THE REQUEST =
Extract word for word the lines of the listing from its start to the line holding "from matplotlib.patches import Rectangle", both ends kept; pictures are not part of the copy.

INPUT RECORDS =
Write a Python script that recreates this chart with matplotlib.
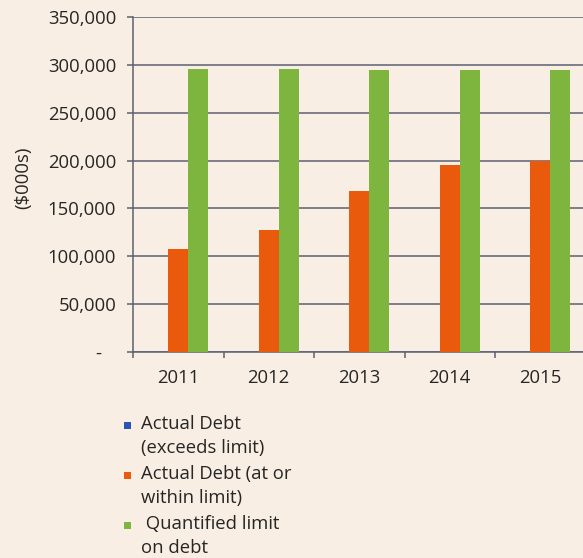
import matplotlib
matplotlib.use("Agg")
import matplotlib.pyplot as plt
import numpy as np
from matplotlib.patches import Rectangle

# ---- data ----
years = ["2011", "2012", "2013", "2014", "2015"]
debt_exceeds = [0, 0, 0, 0, 0]
debt_within = [108000, 127000, 168000, 195000, 200000]
debt_limit = [296000, 296000, 295000, 295000, 295000]
series_labels = ["Actual Debt\n(exceeds limit)",
                 "Actual Debt (at or\nwithin limit)",
                 " Quantified limit\non debt"]
series_colors = ["#2b55b5", "#ea5a0c", "#7db53f"]
y_ticks = [0, 50000, 100000, 150000, 200000, 250000, 300000, 350000]
y_label = "($000s)"

plt.rcParams['font.family'] = ['Open Sans', 'DejaVu Sans']
bg = "#f9eee3"
gridc = "#5d6172"
textc = "#262626"
fs = 13.3

W, H = 583, 558
fig = plt.figure(figsize=(W / 100, H / 100), dpi=100)
fig.patch.set_facecolor(bg)
ax = fig.add_axes([133 / W, 206 / H, 452.5 / W, 335 / H])
ax.set_facecolor(bg)

x = np.arange(len(years))
w = 0.22
for i, (vals, c) in enumerate(zip([debt_exceeds, debt_within, debt_limit], series_colors)):
    ax.bar(x + (i - 1) * w, vals, w, color=c, zorder=3, linewidth=0)

ax.set_xlim(-0.5, len(years) - 0.5)
ax.set_ylim(0, 350000)
ax.set_yticks(y_ticks)
ax.set_yticklabels(["-   "] + [f"{v:,}" for v in y_ticks[1:]])
ax.yaxis.grid(True, color=gridc, lw=1.1, zorder=0)
ax.set_axisbelow(True)

for s in ["top", "right"]:
    ax.spines[s].set_visible(False)
for s in ["left", "bottom"]:
    ax.spines[s].set_color(gridc)
    ax.spines[s].set_linewidth(1.1)

ax.set_xticks(x)
ax.set_xticklabels(years)
ax.set_xticks(np.arange(-0.5, len(years)), minor=True)
ax.tick_params(axis="x", which="major", length=0, pad=12, labelsize=fs, labelcolor=textc)
ax.tick_params(axis="x", which="minor", length=4, width=1.1, color=gridc, direction="out")
ax.tick_params(axis="y", length=4, width=1.1, color=gridc, direction="out",
               pad=8, labelsize=fs, labelcolor=textc)

ax.set_ylabel(y_label, fontsize=fs, color=textc)
ax.yaxis.set_label_coords(-0.222, 0.52)

# ---- legend (manual, marker aligned with first line) ----
entry_baselines = [429, 479, 529]
line_step = 24
for lab, c, yb in zip(series_labels, series_colors, entry_baselines):
    fig.patches.append(Rectangle((124 / W, (H - yb) / H), 7 / W, 7 / H,
                                 transform=fig.transFigure, color=c, lw=0))
    for k, line in enumerate(lab.split("\n")):
        fig.text(141 / W, (H - (yb + k * line_step)) / H, line, fontsize=fs,
                 color=textc, ha="left", va="baseline")

fig.savefig("out.png", dpi=100, facecolor=bg)
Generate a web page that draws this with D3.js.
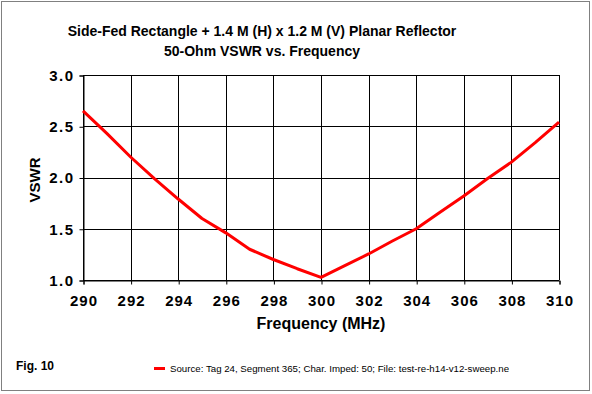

PROBLEM SOLUTION =
Write a Python script that recreates this chart with matplotlib.
import matplotlib
matplotlib.use("Agg")
import matplotlib.pyplot as plt
import numpy as np
from matplotlib.patches import Rectangle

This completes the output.